La enigmática mujer me contó que necesitaba un cambio en mi vida, ya que notaba por mi sonrisa melancólica que el devenir de los días sin cambios estaba haciéndome entrar en una depresión sin salida. Cuando me preguntó si estaba en lo cierto, le dije que justo ayer me había mudado a Nueva York, y que qué más cambios quería en una vida. Entonces pasó a su segundo truco, que era contarme que notaba que tenía una relación apagada con mi padre, y que por eso tenía que darme su tarjeta para que habláramos en privado. La mujer me hizo gracia, y pensé por un momento que estaba ante un reportaje que podría interesar a algún medio español. Entonces la mujer empezó a preguntarme por mi madre, y ya en ese momento le hice la pregunta que la desactivó: “¿Who are you?”. Tras desearme un buen viaje, se fue al sofá en el que estaba su acompañante, un tipo repeinado con aspecto del sur de Europa que bien podría haber salido en una película de Scorsese. 
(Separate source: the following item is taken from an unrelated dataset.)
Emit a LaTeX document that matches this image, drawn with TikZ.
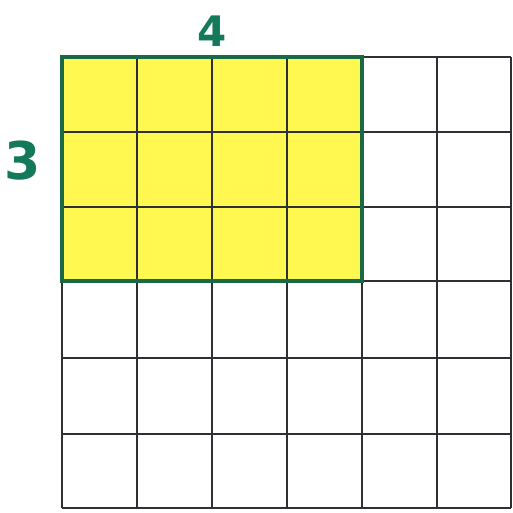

Cuando volvió Israel, manejamos dos hipótesis sobre lo ocurrido: era una loca seductora o una timadora. Yo me inclinaba por la segunda. La última vez que alguien se me acercó de manera tan extraña, en San Petersburgo, mi amigo Enrique tuvo que pagar un rescate por mí. Como ahora no vivimos juntos, y no es cuestión de hacerle venir desde Washington, es mejor que no me acerque demasiado a extraños. Sin embargo, con esta mujer no había peligro. Pensándolo con más detenimiento, yo creo que se sintió impulsada a hacerse la excéntrica por ver que estaba leyendo París no se acaba nunca. Como notó que acababa de llegar a Nueva York y estaba desorientado, pensó que la mejor manera de que me sintiera en casa era hacerme una escena digna de Vila-Matas. Nueva York, al fin y al cabo, no es París, pero a mí me ha servido de excusa para escribir una entrada imitando a un autor que admiro.